◆ TASK TO CARRY OUT:
Output the entries below exactly as written, omitting pictures.

- - - - - - -

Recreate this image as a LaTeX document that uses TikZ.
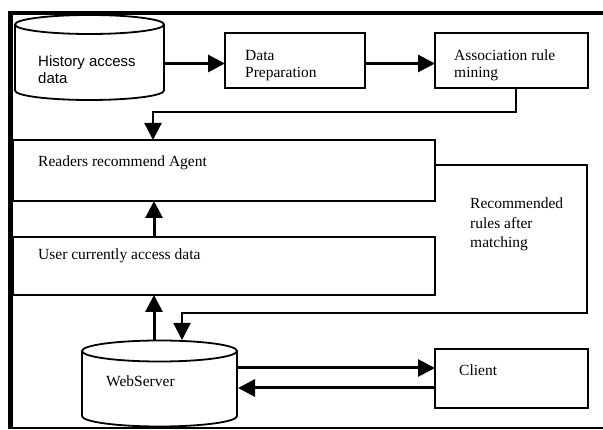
\documentclass[tikz,border=0pt]{standalone}
\usepackage{fontspec}
\setmainfont{Liberation Serif}
\newfontfamily\arialf{Liberation Sans}
\usetikzlibrary{arrows.meta}
\begin{document}
\begin{tikzpicture}[x=1pt,y=-1pt,
  box/.style={draw,line width=1.8pt,minimum width=#1,inner sep=0pt,outer sep=0pt},
  ghost/.style={inner sep=0pt,outer sep=0pt},
  txt/.style={anchor=base west,inner sep=0pt,align=left,font=\fontsize{15.5}{17}\selectfont},
  arr/.style={line width=3pt,-{Triangle[length=17pt,width=17pt]}},
  conn/.style={line width=2.3pt},
  connarr/.style={line width=2.3pt,-{Triangle[length=17pt,width=17pt]}},
  cyl/.style={line width=1.8pt}]
\useasboundingbox (0,0) rectangle (603,430);
% frame
\draw[line width=4pt] (8,13) -- (603,13);
\draw[line width=5pt] (10.5,11) -- (10.5,428);
\draw[line width=1.5pt] (8,428) -- (603,428);
% history cylinder
\node[ghost,minimum width=149pt,minimum height=85pt] (hist) at (89.5,57.5) {};
\draw[cyl,fill=white] (15,24.5) -- (15,90.5) arc[start angle=180,end angle=360,x radius=74.5pt,y radius=9.5pt] -- (164,24.5);
\draw[cyl] (89.5,24.5) ellipse[x radius=74.5pt,y radius=9.5pt];
\node[txt,font=\arialf\fontsize{15}{17.5}\selectfont] (histt) at (38,84) {History access\\data};
% boxes
\node[box=140pt,minimum height=55pt] (dp) at (295,60.5) {};
\node[txt] (dpt) at (245,78) {Data\\Preparation};
\node[box=153pt,minimum height=55pt] (arm) at (511.5,60.5) {};
\node[txt] (armt) at (454,78) {Association rule\\mining};
\node[box=422pt,minimum height=61pt] (readers) at (224,170.5) {};
\node[txt] (readerst) at (38,166.5) {Readers recommend Agent};
\node[box=422pt,minimum height=58pt] (user) at (224,266) {};
\node[txt] (usert) at (38,260) {User currently access data};
\node[box=153pt,minimum height=59pt] (client) at (511.5,378.5) {};
\node[txt] (clientt) at (459,376) {Client};
\node[txt,font=\fontsize{15.5}{19.5}\selectfont] (rect) at (470,248) {Recommended\\rules after\\matching};
% web cylinder
\node[ghost,minimum width=155pt,minimum height=87pt] (web) at (159.5,383.5) {};
\draw[cyl,fill=white] (82,351) -- (82,416) arc[start angle=180,end angle=360,x radius=77.5pt,y radius=10.5pt] -- (237,351);
\draw[cyl] (159.5,351) ellipse[x radius=77.5pt,y radius=10.5pt];
\node[txt] (webt) at (106,387) {WebServer};
% connectors
\path ([yshift=-3pt]dp.west) coordinate (c0);
\draw[arr] (hist.east |- c0) -- (c0);
\draw[arr] ([yshift=-3pt]dp.east) -- ([yshift=-3pt]arm.west);
\draw[connarr] ([xshift=4.5pt]arm.south) -- ++(0,24) -| ([xshift=-71pt]readers.north);
\draw[arr] ([xshift=-70pt]user.north) -- ([xshift=-70pt]readers.south);
\draw[arr] ([xshift=-5.5pt]web.north) -- ([xshift=-70pt]user.south);
\draw[connarr] ([yshift=5.5pt]readers.east) -- ++(152,0) -- ++(0,148) -| ([xshift=22.5pt]web.north);
\path ([yshift=10.5pt]client.west) coordinate (c1) ([yshift=-9.5pt]client.west) coordinate (c2);
\draw[arr] (web.east |- c1) -- (c1);
\draw[arr] (c2) -- ([xshift=1pt]web.east |- c2);
\end{tikzpicture}
\end{document}
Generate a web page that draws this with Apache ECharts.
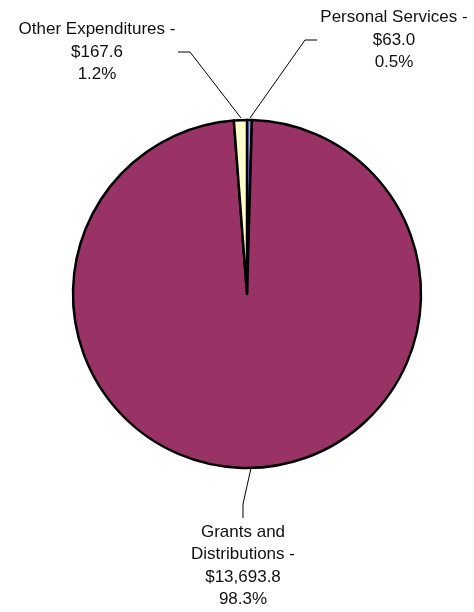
<!DOCTYPE html>
<html lang="en">
<head>
  <meta charset="UTF-8">
  <title>Expenditures</title>
  <script src="https://cdn.jsdelivr.net/npm/echarts@6/dist/echarts.min.js"></script>
  <style>
    html, body { margin: 0; padding: 0; background: #fff; }
    #chart { width: 474px; height: 612px; }
  </style>
</head>
<body>
<div id="chart"></div>
<script>
  // slices clockwise from 12 o'clock
  var names = ['Personal Services', 'Grants and\nDistributions', 'Other Expenditures'];
  var values = [63.0, 13693.8, 167.6];
  var colors = ['#9999FF', '#993366', '#FFFFCC'];

  // label placement (text block centre) and leader line bends
  var labelPos = [
    { x: 394, y: 40, line: [[250, 118], [305, 40], [317, 40]] },
    { x: 243, y: 566, line: [[251, 468], [243, 504], [243, 518]] },
    { x: 97, y: 52, line: [[241, 118], [190, 52], [178, 52]] }
  ];

  var total = values.reduce(function (a, b) { return a + b; }, 0);

  function money(v) {
    var parts = v.toFixed(1).split('.');
    parts[0] = parts[0].replace(/\B(?=(\d{3})+(?!\d))/g, ',');
    return '$' + parts.join('.');
  }

  var data = names.map(function (n, i) {
    return { name: n, value: values[i], itemStyle: { color: colors[i] } };
  });

  var chart = echarts.init(document.getElementById('chart'));
  chart.setOption({
    animation: false,
    series: [{
      type: 'pie',
      center: [247, 294],
      radius: 174,
      startAngle: 90,
      clockwise: true,
      avoidLabelOverlap: false,
      data: data,
      itemStyle: { borderColor: '#000', borderWidth: 2.5 },
      label: {
        show: true,
        position: 'outside',
        fontFamily: 'Liberation Sans, Arial, sans-serif',
        fontSize: 17,
        lineHeight: 22.5,
        color: '#111',
        align: 'center',
        formatter: function (p) {
          return p.name + ' -\n' + money(p.value) + '\n' + (p.value / total * 100).toFixed(1) + '%';
        }
      },
      labelLine: {
        show: true,
        lineStyle: { color: '#000', width: 1 }
      },
      labelLayout: function (params) {
        var pos = labelPos[params.dataIndex];
        return {
          x: pos.x,
          y: pos.y,
          align: 'center',
          verticalAlign: 'middle',
          labelLinePoints: pos.line
        };
      },
      emphasis: { disabled: true }
    }]
  });
</script>
</body>
</html>
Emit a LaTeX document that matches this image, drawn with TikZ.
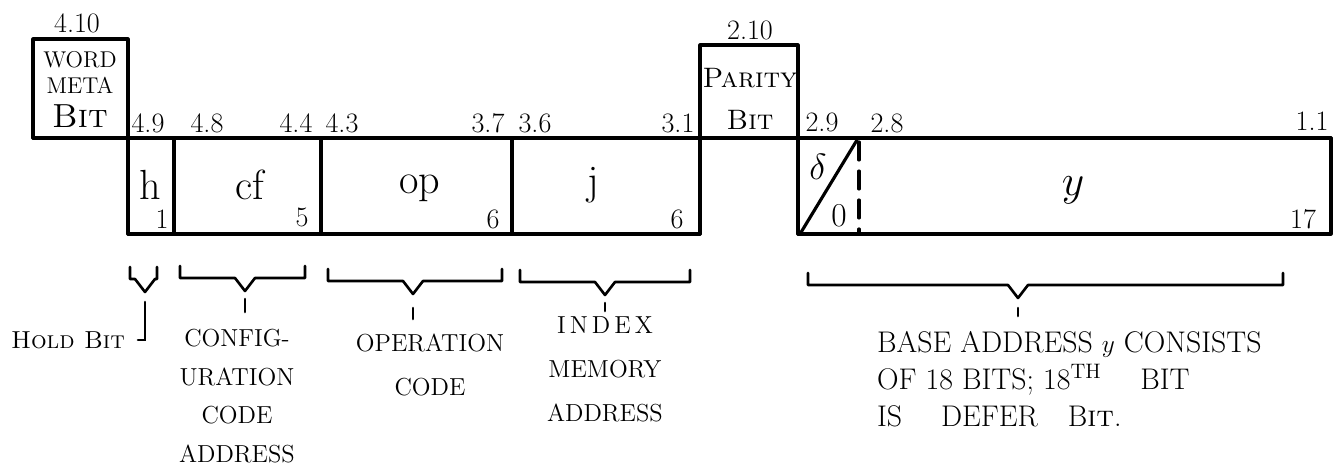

- - - - - - -

◆ ANSWER TO THIS PROBLEM:
Recreate this image as a LaTeX document that uses TikZ.
\documentclass[tikz,border=0pt]{standalone}
\usepackage{fontspec}
\setmainfont{Liberation Serif}
\newfontfamily\arialf{Liberation Sans}
\usetikzlibrary{arrows.meta}
\begin{document}
\begin{tikzpicture}[x=1pt,y=-1pt,
  box/.style={draw,line width=1.8pt,minimum width=#1,inner sep=0pt,outer sep=0pt},
  ghost/.style={inner sep=0pt,outer sep=0pt},
  txt/.style={anchor=base west,inner sep=0pt,align=left,font=\fontsize{15.5}{17}\selectfont},
  arr/.style={line width=3pt,-{Triangle[length=17pt,width=17pt]}},
  conn/.style={line width=2.3pt},
  connarr/.style={line width=2.3pt,-{Triangle[length=17pt,width=17pt]}},
  cyl/.style={line width=1.8pt}]
\useasboundingbox (0,0) rectangle (603,430);
% frame
\draw[line width=4pt] (8,13) -- (603,13);
\draw[line width=5pt] (10.5,11) -- (10.5,428);
\draw[line width=1.5pt] (8,428) -- (603,428);
% history cylinder
\node[ghost,minimum width=149pt,minimum height=85pt] (hist) at (89.5,57.5) {};
\draw[cyl,fill=white] (15,24.5) -- (15,90.5) arc[start angle=180,end angle=360,x radius=74.5pt,y radius=9.5pt] -- (164,24.5);
\draw[cyl] (89.5,24.5) ellipse[x radius=74.5pt,y radius=9.5pt];
\node[txt,font=\arialf\fontsize{15}{17.5}\selectfont] (histt) at (38,84) {History access\\data};
% boxes
\node[box=140pt,minimum height=55pt] (dp) at (295,60.5) {};
\node[txt] (dpt) at (245,78) {Data\\Preparation};
\node[box=153pt,minimum height=55pt] (arm) at (511.5,60.5) {};
\node[txt] (armt) at (454,78) {Association rule\\mining};
\node[box=422pt,minimum height=61pt] (readers) at (224,170.5) {};
\node[txt] (readerst) at (38,166.5) {Readers recommend Agent};
\node[box=422pt,minimum height=58pt] (user) at (224,266) {};
\node[txt] (usert) at (38,260) {User currently access data};
\node[box=153pt,minimum height=59pt] (client) at (511.5,378.5) {};
\node[txt] (clientt) at (459,376) {Client};
\node[txt,font=\fontsize{15.5}{19.5}\selectfont] (rect) at (470,248) {Recommended\\rules after\\matching};
% web cylinder
\node[ghost,minimum width=155pt,minimum height=87pt] (web) at (159.5,383.5) {};
\draw[cyl,fill=white] (82,351) -- (82,416) arc[start angle=180,end angle=360,x radius=77.5pt,y radius=10.5pt] -- (237,351);
\draw[cyl] (159.5,351) ellipse[x radius=77.5pt,y radius=10.5pt];
\node[txt] (webt) at (106,387) {WebServer};
% connectors
\path ([yshift=-3pt]dp.west) coordinate (c0);
\draw[arr] (hist.east |- c0) -- (c0);
\draw[arr] ([yshift=-3pt]dp.east) -- ([yshift=-3pt]arm.west);
\draw[connarr] ([xshift=4.5pt]arm.south) -- ++(0,24) -| ([xshift=-71pt]readers.north);
\draw[arr] ([xshift=-70pt]user.north) -- ([xshift=-70pt]readers.south);
\draw[arr] ([xshift=-5.5pt]web.north) -- ([xshift=-70pt]user.south);
\draw[connarr] ([yshift=5.5pt]readers.east) -- ++(152,0) -- ++(0,148) -| ([xshift=22.5pt]web.north);
\path ([yshift=10.5pt]client.west) coordinate (c1) ([yshift=-9.5pt]client.west) coordinate (c2);
\draw[arr] (web.east |- c1) -- (c1);
\draw[arr] (c2) -- ([xshift=1pt]web.east |- c2);
\end{tikzpicture}
\end{document}
Generate a web page that draws this with Apache ECharts.
<!DOCTYPE html>
<html lang="en">
<head>
  <meta charset="UTF-8">
  <title>Expenditures</title>
  <script src="https://cdn.jsdelivr.net/npm/echarts@6/dist/echarts.min.js"></script>
  <style>
    html, body { margin: 0; padding: 0; background: #fff; }
    #chart { width: 474px; height: 612px; }
  </style>
</head>
<body>
<div id="chart"></div>
<script>
  // slices clockwise from 12 o'clock
  var names = ['Personal Services', 'Grants and\nDistributions', 'Other Expenditures'];
  var values = [63.0, 13693.8, 167.6];
  var colors = ['#9999FF', '#993366', '#FFFFCC'];

  // label placement (text block centre) and leader line bends
  var labelPos = [
    { x: 394, y: 40, line: [[250, 118], [305, 40], [317, 40]] },
    { x: 243, y: 566, line: [[251, 468], [243, 504], [243, 518]] },
    { x: 97, y: 52, line: [[241, 118], [190, 52], [178, 52]] }
  ];

  var total = values.reduce(function (a, b) { return a + b; }, 0);

  function money(v) {
    var parts = v.toFixed(1).split('.');
    parts[0] = parts[0].replace(/\B(?=(\d{3})+(?!\d))/g, ',');
    return '$' + parts.join('.');
  }

  var data = names.map(function (n, i) {
    return { name: n, value: values[i], itemStyle: { color: colors[i] } };
  });

  var chart = echarts.init(document.getElementById('chart'));
  chart.setOption({
    animation: false,
    series: [{
      type: 'pie',
      center: [247, 294],
      radius: 174,
      startAngle: 90,
      clockwise: true,
      avoidLabelOverlap: false,
      data: data,
      itemStyle: { borderColor: '#000', borderWidth: 2.5 },
      label: {
        show: true,
        position: 'outside',
        fontFamily: 'Liberation Sans, Arial, sans-serif',
        fontSize: 17,
        lineHeight: 22.5,
        color: '#111',
        align: 'center',
        formatter: function (p) {
          return p.name + ' -\n' + money(p.value) + '\n' + (p.value / total * 100).toFixed(1) + '%';
        }
      },
      labelLine: {
        show: true,
        lineStyle: { color: '#000', width: 1 }
      },
      labelLayout: function (params) {
        var pos = labelPos[params.dataIndex];
        return {
          x: pos.x,
          y: pos.y,
          align: 'center',
          verticalAlign: 'middle',
          labelLinePoints: pos.line
        };
      },
      emphasis: { disabled: true }
    }]
  });
</script>
</body>
</html>
Emit a LaTeX document that matches this image, drawn with TikZ.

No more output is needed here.